Kids' Swine Flu Shots Recalled; Not Strong Enough

Excerpts from the AP's Mike Stobbe:

The recall is for about 800,000 pre-filled syringes intended for young children, ages 6 months to nearly 3 years. The shots, made by Sanofi Pasteur, were distributed across the country last month and most have already been used, according to the Centers for Disease Control and Prevention.

Doctors were notified of the voluntary recall on Tuesday. Dr. Anne Schuchat, a CDC flu expert, stressed that parents don't need to do anything or to worry. The vaccine is still safe, she said.

The issue is the vaccine's strength. Tests done before the shots were shipped showed that the vaccines were strong enough. But tests done weeks later indicated the strength had fallen slightly below required levels. Why the potency dropped isn't clear.

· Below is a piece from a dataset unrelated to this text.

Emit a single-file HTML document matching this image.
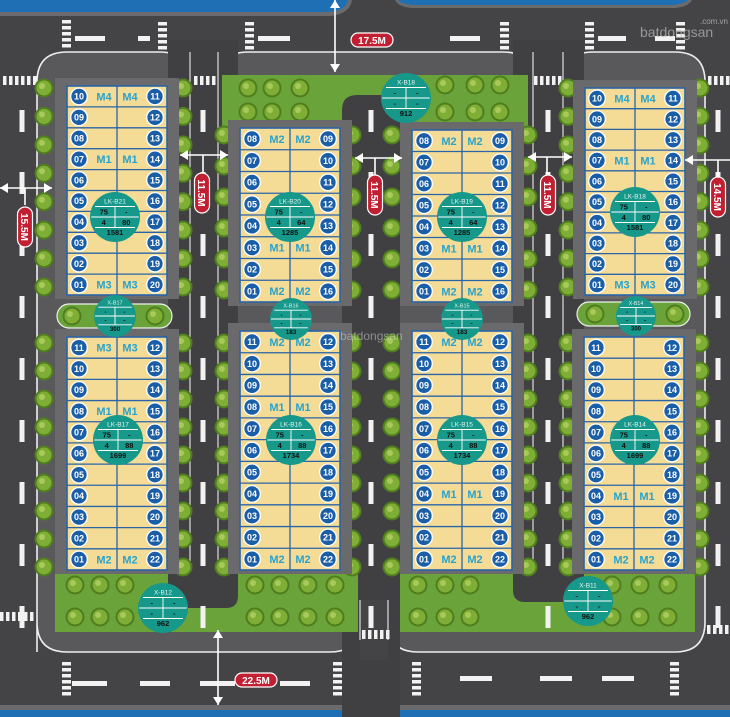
<!DOCTYPE html>
<html><head><meta charset="utf-8"><style>
html,body{margin:0;padding:0;background:#454547;}
svg{display:block}
text{font-family:"Liberation Sans",sans-serif;}
</style></head><body>
<svg id="s" width="730" height="717" viewBox="0 0 730 717" xmlns="http://www.w3.org/2000/svg"></svg>
<script>
var o=[];
function a(s){o.push(s);}
// background road
a('<rect x="0" y="0" width="730" height="717" fill="#444446"/>');
// blue top
a('<path d="M0 0 H352 Q350 14 330 16 H0 Z" fill="#6b6b6d"/>');
a('<path d="M0 0 H348 Q346 11 328 12 H0 Z" fill="#1f6fb5"/>');
a('<path d="M395 0 H692 Q688 7 675 8 H412 Q398 7 395 0Z" fill="#6b6b6d"/>');
a('<path d="M398 0 H688 Q684 4 672 5 H414 Q401 4 398 0Z" fill="#1f6fb5"/>');
// blue bottom
a('<rect x="0" y="705" width="730" height="12" fill="#6b6b6d"/>');
a('<rect x="0" y="710" width="730" height="7" fill="#1f6fb5"/>');
// islands
var isl='fill="#59595b" stroke="#eeeeee" stroke-width="1.6"';
a('<path d="M37 652 V82 Q37 52 67 52 H160 Q190 52 190 82 V570 H218 V82 Q218 52 248 52 H503 Q533 52 533 82 V570 H563 V82 Q563 52 593 52 H675 Q705 52 705 82 V622 Q705 652 675 652 H418 Q388 652 388 622 V600 H360 V622 Q360 652 330 652 H67 Q37 652 37 622Z" '+isl+'/>');
// road cutouts
a('<path d="M168 40 V596 Q168 608 180 608 H226 Q238 608 238 596 V40Z" fill="#404042"/>');
a('<path d="M513 40 V590 Q513 602 525 602 H572 Q584 602 584 590 V40Z" fill="#404042"/>');
a('<path d="M342 717 V110 Q342 95 357 95 H385 Q400 95 400 110 V717Z" fill="#404042"/>');
a('<rect x="360" y="600" width="28" height="60" fill="#444446"/>');
// curb lines
[[190,52,570],[218,52,570],[533,52,570],[563,52,570]].forEach(function(l){a('<line x1="'+l[0]+'" y1="'+l[1]+'" x2="'+l[0]+'" y2="'+l[2]+'" stroke="#dddddd" stroke-width="1.2"/>');});
a('<line x1="360" y1="600" x2="360" y2="640" stroke="#ddd" stroke-width="1.2"/><line x1="388" y1="600" x2="388" y2="640" stroke="#ddd" stroke-width="1.2"/>');
// green parks
var g='#6aa33a';
a('<path d="M222 75 H528 V128 H400 V110 Q400 95 385 95 H357 Q342 95 342 110 V128 H222Z" fill="'+g+'"/>');
a('<path d="M55 570 H168 V596 Q168 608 180 608 H226 Q238 608 238 596 V570 H358 V632 H55Z" fill="'+g+'"/>');
a('<path d="M400 570 H513 V590 Q513 602 525 602 H572 Q584 602 584 590 V570 H695 V632 H400Z" fill="'+g+'"/>');
a('<rect x="57" y="304" width="115" height="24" rx="12" fill="'+g+'" stroke="#eee" stroke-width="1.2"/>');
a('<rect x="577" y="302" width="113" height="24" rx="12" fill="'+g+'" stroke="#eee" stroke-width="1.2"/>');
// road markings
function r(x,y,w,h){a('<rect x="'+x+'" y="'+y+'" width="'+w+'" height="'+h+'" fill="#f2f2f2"/>');}
[[75,30],[138,12],[258,32],[450,30],[598,28],[655,20]].forEach(function(d){r(d[0],36,d[1],5);});
[[72,35],[140,30],[200,35],[280,30]].forEach(function(d){r(d[0],681,d[1],5);});
[[460,32],[540,32],[602,32]].forEach(function(d){r(d[0],676,d[1],5);});
function cwV(x,y,n){for(var i=0;i<n;i++)r(x,y+i*6,9,3.5);}
function cwH(x,y,n){for(var i=0;i<n;i++)r(x+i*6,y,3.5,9);}
cwV(62,20,5);cwV(158,22,5);cwV(245,22,5);cwV(500,22,5);cwV(585,22,5);cwV(676,22,5);
cwV(62,662,6);cwV(333,662,6);cwV(412,662,6);cwV(670,662,6);
cwH(3,76,6);cwH(194,76,4);cwH(534,76,5);cwH(708,76,4);cwH(0,612,6);cwH(362,630,5);cwH(707,625,4);
// vertical dashes
[22,203,371,548,718].forEach(function(x){for(var y=110;y<640;y+=62)r(x-2.5,y,5,22);});
// block pads
function pad(x,y,w,h){a('<rect x="'+(x-12)+'" y="'+(y-8)+'" width="'+(w+24)+'" height="'+(h+12)+'" fill="#6a6a6c"/>');}
// trees
function tree(x,y){a('<circle cx="'+x+'" cy="'+y+'" r="9.5" fill="#4f7d1f"/><circle cx="'+x+'" cy="'+y+'" r="7.5" fill="#7fae36"/><circle cx="'+(x-2)+'" cy="'+(y-2)+'" r="3" fill="#a9c95a"/>');}
function trees(x,y0,y1,n){for(var i=0;i<n;i++)tree(x,y0+(y1-y0)*i/(n-1));}
// blocks
function num(x,y,t){a('<circle cx="'+x+'" cy="'+y+'" r="8.3" fill="#1b5ea8" stroke="#fff" stroke-width="1.3"/><text x="'+x+'" y="'+(y+3.2)+'" font-size="9" font-weight="bold" fill="#fff" text-anchor="middle">'+t+'</text>');}
function p2(n){return (n<10?'0':'')+n;}
function block(x,y,w,h,n,leftStart,rightStart,labels){
 pad(x,y,w,h);
 a('<rect x="'+x+'" y="'+y+'" width="'+w+'" height="'+h+'" fill="#f4dc96" stroke="#2a64a8" stroke-width="1.6"/>');
 var rh=h/n;
 for(var i=1;i<n;i++)a('<line x1="'+x+'" y1="'+(y+i*rh)+'" x2="'+(x+w)+'" y2="'+(y+i*rh)+'" stroke="#2a64a8" stroke-width="1.3"/>');
 a('<line x1="'+(x+w/2)+'" y1="'+y+'" x2="'+(x+w/2)+'" y2="'+(y+h)+'" stroke="#2a64a8" stroke-width="1.3"/>');
 for(var i=0;i<n;i++){var cy=y+rh*i+rh/2;num(x+12,cy,p2(leftStart-i));num(x+w-12,cy,p2(rightStart+i));
  if(labels[i]){a('<text x="'+(x+w/2-13)+'" y="'+(cy+4)+'" font-size="11" font-weight="bold" fill="#2aa3cc" text-anchor="middle">'+labels[i]+'</text><text x="'+(x+w/2+13)+'" y="'+(cy+4)+'" font-size="11" font-weight="bold" fill="#2aa3cc" text-anchor="middle">'+labels[i]+'</text>');}}
}
// trees first (under blocks? they are beside)
trees(44,88,287,8);trees(183,88,287,8);
trees(44,343,567,9);trees(183,343,567,9);
trees(224,135,290,6);trees(352,135,290,6);
trees(224,343,567,9);trees(352,343,567,9);
trees(392,135,290,6);trees(528,135,290,6);
trees(392,343,567,9);trees(528,343,567,9);
trees(568,88,287,8);trees(700,88,287,8);
trees(568,343,567,9);trees(700,343,567,9);
// park trees
[[248,88],[272,88],[300,88],[248,112],[272,112],[300,112],[445,85],[475,85],[500,85],[445,112],[475,112],[500,112],[75,585],[100,585],[125,585],[75,617],[100,617],[125,617],[255,585],[280,585],[308,585],[335,585],[255,617],[280,617],[308,617],[335,617],[418,585],[445,585],[470,585],[418,617],[445,617],[470,617],[612,585],[640,585],[668,585],[612,617],[640,617],[668,617],[72,316],[155,316],[595,314],[675,314]].forEach(function(t){tree(t[0],t[1]);});
block(67,86,100,209,10,10,11,{0:'M4',3:'M1',9:'M3'});
block(67,337,100,233,11,11,12,{0:'M3',3:'M1',10:'M2'});
block(240,128,100,174,8,8,9,{0:'M2',5:'M1',7:'M2'});
block(240,331,100,239,11,11,12,{0:'M2',3:'M1',10:'M2'});
block(412,130,100,172,8,8,9,{0:'M2',5:'M1',7:'M2'});
block(412,331,100,239,11,11,12,{0:'M2',7:'M1',10:'M2'});
block(585,88,100,207,10,10,11,{0:'M4',3:'M1',9:'M3'});
block(584,337,100,233,11,11,12,{7:'M1',10:'M2'});
// circles
function circ(cx,cy,rr,name,c,bot){
 a('<circle cx="'+cx+'" cy="'+cy+'" r="'+rr+'" fill="#16988a"/>');
 var fs=rr*0.26;
 a('<text x="'+cx+'" y="'+(cy-rr*0.55)+'" font-size="'+fs+'" fill="#e8f5f2" text-anchor="middle">'+name+'</text>');
 a('<line x1="'+(cx-rr*0.8)+'" y1="'+(cy-rr*0.42)+'" x2="'+(cx+rr*0.8)+'" y2="'+(cy-rr*0.42)+'" stroke="#fff" stroke-width="0.9"/>');
 a('<line x1="'+(cx-rr*0.95)+'" y1="'+cy+'" x2="'+(cx+rr*0.95)+'" y2="'+cy+'" stroke="#fff" stroke-width="0.9"/>');
 a('<line x1="'+(cx-rr*0.8)+'" y1="'+(cy+rr*0.42)+'" x2="'+(cx+rr*0.8)+'" y2="'+(cy+rr*0.42)+'" stroke="#fff" stroke-width="0.9"/>');
 a('<line x1="'+cx+'" y1="'+(cy-rr*0.42)+'" x2="'+cx+'" y2="'+(cy+rr*0.42)+'" stroke="#fff" stroke-width="0.9"/>');
 var fz=rr*0.3;
 a('<text x="'+(cx-rr*0.45)+'" y="'+(cy-rr*0.1)+'" font-size="'+fz+'" font-weight="bold" fill="#111" text-anchor="middle">'+c[0]+'</text>');
 a('<text x="'+(cx+rr*0.45)+'" y="'+(cy-rr*0.1)+'" font-size="'+fz+'" font-weight="bold" fill="#111" text-anchor="middle">'+c[1]+'</text>');
 a('<text x="'+(cx-rr*0.45)+'" y="'+(cy+rr*0.32)+'" font-size="'+fz+'" font-weight="bold" fill="#111" text-anchor="middle">'+c[2]+'</text>');
 a('<text x="'+(cx+rr*0.45)+'" y="'+(cy+rr*0.32)+'" font-size="'+fz+'" font-weight="bold" fill="#111" text-anchor="middle">'+c[3]+'</text>');
 a('<text x="'+cx+'" y="'+(cy+rr*0.72)+'" font-size="'+fz+'" font-weight="bold" fill="#111" text-anchor="middle">'+bot+'</text>');
}
circ(115,217,25,'LK-B21',['75','-','4','80'],'1581');
circ(290,217,25,'LK-B20',['75','-','4','64'],'1285');
circ(462,217,25,'LK-B19',['75','-','4','64'],'1285');
circ(635,212,25,'LK-B18',['75','-','4','80'],'1581');
circ(118,440,25,'LK-B17',['75','-','4','88'],'1699');
circ(291,440,25,'LK-B16',['75','-','4','88'],'1734');
circ(462,440,25,'LK-B15',['75','-','4','88'],'1734');
circ(635,440,25,'LK-B14',['75','-','4','88'],'1699');
circ(115,316,21,'X-B17',['-','-','-','-'],'300');
circ(291,319,21,'X-B16',['-','-','-','-'],'183');
circ(462,319,21,'X-B15',['-','-','-','-'],'183');
circ(636,316,20,'X-B14',['-','-','-','-'],'300');
circ(406,98,25,'X-B18',['-','-','-','-'],'912');
circ(163,608,25,'X-B12',['-','-','-','-'],'962');
circ(588,601,25,'X-B11',['-','-','-','-'],'962');
// arrows
function arrH(x1,x2,y){a('<line x1="'+x1+'" y1="'+y+'" x2="'+x2+'" y2="'+y+'" stroke="#fff" stroke-width="1.6"/><path d="M'+x1+' '+y+' l8 -5 v10z M'+x2+' '+y+' l-8 -5 v10z" fill="#fff"/>');}
function arrV(x,y1,y2){a('<line x1="'+x+'" y1="'+y1+'" x2="'+x+'" y2="'+y2+'" stroke="#fff" stroke-width="1.6"/><path d="M'+x+' '+y1+' l-5 8 h10z M'+x+' '+y2+' l-5 -8 h10z" fill="#fff"/>');}
arrH(0,52,188);a('<line x1="25" y1="188" x2="25" y2="205" stroke="#fff" stroke-width="1.6"/>');
arrH(180,228,155);a('<line x1="203" y1="155" x2="203" y2="175" stroke="#fff" stroke-width="1.6"/>');
arrH(355,402,158);a('<line x1="375" y1="158" x2="375" y2="175" stroke="#fff" stroke-width="1.6"/>');
arrH(528,572,157);a('<line x1="547" y1="157" x2="547" y2="175" stroke="#fff" stroke-width="1.6"/>');
a('<line x1="685" y1="160" x2="730" y2="160" stroke="#fff" stroke-width="1.6"/><path d="M685 160 l8 -5 v10z" fill="#fff"/><line x1="718" y1="160" x2="718" y2="178" stroke="#fff" stroke-width="1.6"/>');
arrV(335,0,72);
arrV(218,630,705);
// dimension pills
function pillV(cx,cy,t){a('<g transform="translate('+cx+','+cy+') rotate(90)"><rect x="-20" y="-7.5" width="40" height="15" rx="7.5" fill="#c21f32" stroke="#fff" stroke-width="1.2"/><text x="0" y="4" font-size="10" font-weight="bold" fill="#fff" text-anchor="middle">'+t+'</text></g>');}
function pillH(cx,cy,t){a('<rect x="'+(cx-21)+'" y="'+(cy-7)+'" width="42" height="14" rx="7" fill="#c21f32" stroke="#fff" stroke-width="1.2"/><text x="'+cx+'" y="'+(cy+3.8)+'" font-size="10" font-weight="bold" fill="#fff" text-anchor="middle">'+t+'</text>');}
pillV(25,227,'15.5M');pillV(202,193,'11.5M');pillV(375,195,'11.5M');pillV(548,195,'11.5M');pillV(718,197,'14.5M');
pillH(372,40,'17.5M');pillH(256,680,'22.5M');
// watermark
a('<text x="700" y="24" font-size="8" fill="#bbb" opacity="0.8">.com.vn</text><text x="640" y="37" font-size="14" fill="#bbb" opacity="0.7">batdongsan</text>');
a('<text x="340" y="340" font-size="12" fill="#ddd" opacity="0.5">batdongsan</text>');
document.getElementById('s').innerHTML=o.join('');
</script>
</body></html>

The Sanofi vaccine is a killed vaccine. Live vaccines may be killed by adverse environmental conditions, and protein in a killed vaccine may be denatured by heating or freezing. But the vaccine was only just manufactured, and should not have lost potency naturally in the short time since it left the plant. Likely it never met potency requirements. Why would vaccine be retested weeks after passing a potency test? Perhaps the potency tests weren't conducted before the 4 lots were released, given the hurry for vaccine.

Yet the FDA says, "In addition, before they can be used, all Influenza A (H1N1) 2009 monovalent vaccines must undergo the same rigorous FDA manufacturing oversight, product quality testing and lot release procedures that apply to seasonal influenza vaccines." And the FDA Commissioner repeated this in a November 10 letter to health professionals:
We are not cutting any corners. Just as for seasonal influenza vaccine, no lot of the 2009 H1N1 vaccine can be used until it has been carefully evaluated and released as sterile and potent by both the manufacturer and by the FDA.
So it's unclear what the facts are.

Children who already received most of this lot are probably not protected, although some officials are saying otherwise. They are still susceptible to adverse reactions from the vaccine components, whether or not the vaccine was effective.